▶ **Exercise directions**:
Everything from the first line of the data below through the line that contains "import plotly.graph_objects as go" should be written out exactly, please, and nothing more; the pictures stay out.

▶ **Data**:
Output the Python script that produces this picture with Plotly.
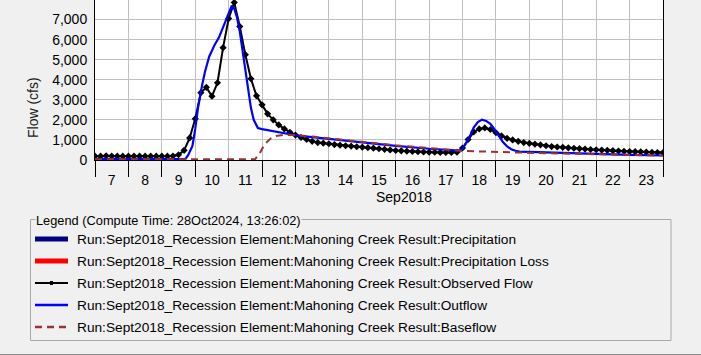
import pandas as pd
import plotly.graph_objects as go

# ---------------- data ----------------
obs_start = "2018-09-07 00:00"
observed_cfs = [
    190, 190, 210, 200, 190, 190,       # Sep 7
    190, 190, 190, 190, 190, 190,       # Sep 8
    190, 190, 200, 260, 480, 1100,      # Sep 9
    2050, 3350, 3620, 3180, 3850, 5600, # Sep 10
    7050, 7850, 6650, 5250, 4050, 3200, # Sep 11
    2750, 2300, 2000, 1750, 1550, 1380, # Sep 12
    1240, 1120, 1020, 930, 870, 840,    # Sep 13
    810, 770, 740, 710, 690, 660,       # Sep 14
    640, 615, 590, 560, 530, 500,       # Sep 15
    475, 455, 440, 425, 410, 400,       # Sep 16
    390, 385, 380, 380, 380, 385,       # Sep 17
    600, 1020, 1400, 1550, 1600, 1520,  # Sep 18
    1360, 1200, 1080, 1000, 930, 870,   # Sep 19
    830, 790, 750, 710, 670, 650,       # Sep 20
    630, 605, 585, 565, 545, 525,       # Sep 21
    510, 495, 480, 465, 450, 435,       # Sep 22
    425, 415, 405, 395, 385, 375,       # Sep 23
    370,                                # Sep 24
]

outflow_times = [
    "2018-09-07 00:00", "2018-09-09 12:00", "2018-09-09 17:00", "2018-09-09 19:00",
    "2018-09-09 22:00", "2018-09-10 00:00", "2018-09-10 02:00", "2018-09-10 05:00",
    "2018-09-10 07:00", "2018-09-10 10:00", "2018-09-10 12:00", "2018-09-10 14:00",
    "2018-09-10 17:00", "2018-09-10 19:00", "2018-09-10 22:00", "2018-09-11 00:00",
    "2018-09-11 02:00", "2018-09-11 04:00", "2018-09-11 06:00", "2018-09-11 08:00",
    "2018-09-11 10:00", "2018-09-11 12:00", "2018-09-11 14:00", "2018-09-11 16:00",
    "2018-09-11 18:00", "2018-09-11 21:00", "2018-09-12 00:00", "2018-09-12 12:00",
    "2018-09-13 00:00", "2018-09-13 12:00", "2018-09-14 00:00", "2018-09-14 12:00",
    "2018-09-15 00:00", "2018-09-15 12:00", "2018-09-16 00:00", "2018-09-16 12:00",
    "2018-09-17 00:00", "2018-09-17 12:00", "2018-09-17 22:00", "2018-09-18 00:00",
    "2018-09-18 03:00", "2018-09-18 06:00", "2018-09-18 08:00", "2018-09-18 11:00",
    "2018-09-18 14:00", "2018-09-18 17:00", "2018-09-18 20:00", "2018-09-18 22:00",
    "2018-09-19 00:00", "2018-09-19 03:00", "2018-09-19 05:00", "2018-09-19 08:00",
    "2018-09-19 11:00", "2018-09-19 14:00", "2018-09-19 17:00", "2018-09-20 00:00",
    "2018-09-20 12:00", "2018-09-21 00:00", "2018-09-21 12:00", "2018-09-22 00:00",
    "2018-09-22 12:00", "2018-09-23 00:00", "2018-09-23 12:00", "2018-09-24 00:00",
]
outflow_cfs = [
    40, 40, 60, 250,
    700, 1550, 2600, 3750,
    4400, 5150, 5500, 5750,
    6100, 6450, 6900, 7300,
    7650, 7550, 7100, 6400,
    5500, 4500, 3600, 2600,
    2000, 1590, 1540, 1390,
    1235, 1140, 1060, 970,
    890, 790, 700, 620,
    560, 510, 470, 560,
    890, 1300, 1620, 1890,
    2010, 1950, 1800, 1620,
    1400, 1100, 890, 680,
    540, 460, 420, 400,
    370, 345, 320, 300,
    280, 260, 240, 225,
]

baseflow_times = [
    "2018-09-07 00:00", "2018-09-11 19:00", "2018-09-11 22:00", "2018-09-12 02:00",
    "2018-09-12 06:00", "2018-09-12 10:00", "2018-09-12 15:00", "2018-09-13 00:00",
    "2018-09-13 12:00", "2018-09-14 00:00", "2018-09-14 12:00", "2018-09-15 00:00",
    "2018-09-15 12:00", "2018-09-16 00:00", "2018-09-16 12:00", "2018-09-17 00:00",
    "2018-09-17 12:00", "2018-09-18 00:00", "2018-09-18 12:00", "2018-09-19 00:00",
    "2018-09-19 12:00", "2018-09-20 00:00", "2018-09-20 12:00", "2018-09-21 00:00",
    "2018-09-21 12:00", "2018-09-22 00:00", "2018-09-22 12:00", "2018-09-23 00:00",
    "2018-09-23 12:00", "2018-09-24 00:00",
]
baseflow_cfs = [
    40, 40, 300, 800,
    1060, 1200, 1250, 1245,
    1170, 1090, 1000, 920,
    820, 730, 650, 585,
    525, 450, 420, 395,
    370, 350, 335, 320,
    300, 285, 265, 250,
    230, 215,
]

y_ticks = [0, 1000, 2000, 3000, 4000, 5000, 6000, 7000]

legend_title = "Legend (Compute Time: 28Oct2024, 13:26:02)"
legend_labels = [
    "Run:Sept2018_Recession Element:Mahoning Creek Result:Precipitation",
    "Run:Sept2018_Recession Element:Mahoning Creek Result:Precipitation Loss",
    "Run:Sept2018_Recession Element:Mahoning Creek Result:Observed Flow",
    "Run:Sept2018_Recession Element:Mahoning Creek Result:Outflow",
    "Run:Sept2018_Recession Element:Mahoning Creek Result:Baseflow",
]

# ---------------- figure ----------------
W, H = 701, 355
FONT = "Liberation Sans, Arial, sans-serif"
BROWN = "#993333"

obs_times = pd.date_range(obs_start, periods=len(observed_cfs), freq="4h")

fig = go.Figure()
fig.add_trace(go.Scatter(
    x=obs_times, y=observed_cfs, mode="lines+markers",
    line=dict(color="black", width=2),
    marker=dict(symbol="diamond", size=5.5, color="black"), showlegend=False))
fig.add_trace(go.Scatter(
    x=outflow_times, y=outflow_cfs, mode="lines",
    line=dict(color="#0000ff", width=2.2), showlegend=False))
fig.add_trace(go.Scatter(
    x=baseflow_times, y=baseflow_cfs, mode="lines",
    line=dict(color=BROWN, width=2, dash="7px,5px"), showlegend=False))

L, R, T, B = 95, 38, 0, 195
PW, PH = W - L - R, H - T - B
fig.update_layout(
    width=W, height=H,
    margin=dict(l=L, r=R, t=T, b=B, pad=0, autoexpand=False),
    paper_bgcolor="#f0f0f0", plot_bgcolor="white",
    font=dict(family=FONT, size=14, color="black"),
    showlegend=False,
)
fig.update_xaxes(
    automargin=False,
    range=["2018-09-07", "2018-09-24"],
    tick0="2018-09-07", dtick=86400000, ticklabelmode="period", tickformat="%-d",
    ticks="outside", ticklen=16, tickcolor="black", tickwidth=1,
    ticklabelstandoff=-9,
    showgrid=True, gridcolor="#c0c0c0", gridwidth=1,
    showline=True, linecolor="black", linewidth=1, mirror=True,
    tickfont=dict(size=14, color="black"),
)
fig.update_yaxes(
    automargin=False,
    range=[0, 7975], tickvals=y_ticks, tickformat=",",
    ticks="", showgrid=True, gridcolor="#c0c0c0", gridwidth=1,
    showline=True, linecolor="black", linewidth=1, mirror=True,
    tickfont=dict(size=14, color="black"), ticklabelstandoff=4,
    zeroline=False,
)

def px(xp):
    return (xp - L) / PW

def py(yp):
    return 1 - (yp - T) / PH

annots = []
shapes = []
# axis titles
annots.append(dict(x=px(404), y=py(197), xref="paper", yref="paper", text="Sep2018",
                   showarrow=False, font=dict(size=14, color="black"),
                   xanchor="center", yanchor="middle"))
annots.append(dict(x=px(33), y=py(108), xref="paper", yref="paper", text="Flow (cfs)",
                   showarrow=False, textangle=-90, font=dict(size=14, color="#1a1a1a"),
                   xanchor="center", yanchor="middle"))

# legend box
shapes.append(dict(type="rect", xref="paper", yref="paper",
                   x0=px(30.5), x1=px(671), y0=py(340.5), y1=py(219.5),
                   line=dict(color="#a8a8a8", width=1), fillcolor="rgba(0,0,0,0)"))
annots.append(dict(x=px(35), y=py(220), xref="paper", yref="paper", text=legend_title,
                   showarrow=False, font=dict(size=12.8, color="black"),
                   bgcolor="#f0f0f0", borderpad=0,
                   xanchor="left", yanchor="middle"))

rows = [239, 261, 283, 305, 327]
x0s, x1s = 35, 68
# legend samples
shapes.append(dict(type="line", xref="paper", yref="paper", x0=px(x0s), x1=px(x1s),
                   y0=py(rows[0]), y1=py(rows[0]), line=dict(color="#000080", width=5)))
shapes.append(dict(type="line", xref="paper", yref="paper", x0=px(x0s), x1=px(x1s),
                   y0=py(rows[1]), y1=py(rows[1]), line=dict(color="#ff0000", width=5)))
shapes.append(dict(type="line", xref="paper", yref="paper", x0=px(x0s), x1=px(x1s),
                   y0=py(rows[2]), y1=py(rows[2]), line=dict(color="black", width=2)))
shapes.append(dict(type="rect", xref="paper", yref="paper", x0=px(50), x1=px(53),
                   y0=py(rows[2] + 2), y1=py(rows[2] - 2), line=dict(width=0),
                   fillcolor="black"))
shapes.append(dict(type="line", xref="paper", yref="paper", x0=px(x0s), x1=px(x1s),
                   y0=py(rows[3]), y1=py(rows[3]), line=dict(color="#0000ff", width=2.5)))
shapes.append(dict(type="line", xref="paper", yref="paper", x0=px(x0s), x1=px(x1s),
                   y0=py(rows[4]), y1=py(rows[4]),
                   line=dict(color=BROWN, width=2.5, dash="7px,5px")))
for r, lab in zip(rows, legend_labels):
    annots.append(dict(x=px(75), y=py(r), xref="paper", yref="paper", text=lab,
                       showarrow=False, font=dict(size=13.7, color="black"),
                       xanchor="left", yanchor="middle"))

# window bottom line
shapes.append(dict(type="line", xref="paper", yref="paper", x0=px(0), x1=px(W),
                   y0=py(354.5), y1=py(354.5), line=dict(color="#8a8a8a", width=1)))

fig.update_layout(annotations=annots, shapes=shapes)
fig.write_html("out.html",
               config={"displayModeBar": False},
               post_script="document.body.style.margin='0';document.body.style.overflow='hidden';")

▶ **Exercise solution**:
Output the Python script that produces this picture with Plotly.
import pandas as pd
import plotly.graph_objects as go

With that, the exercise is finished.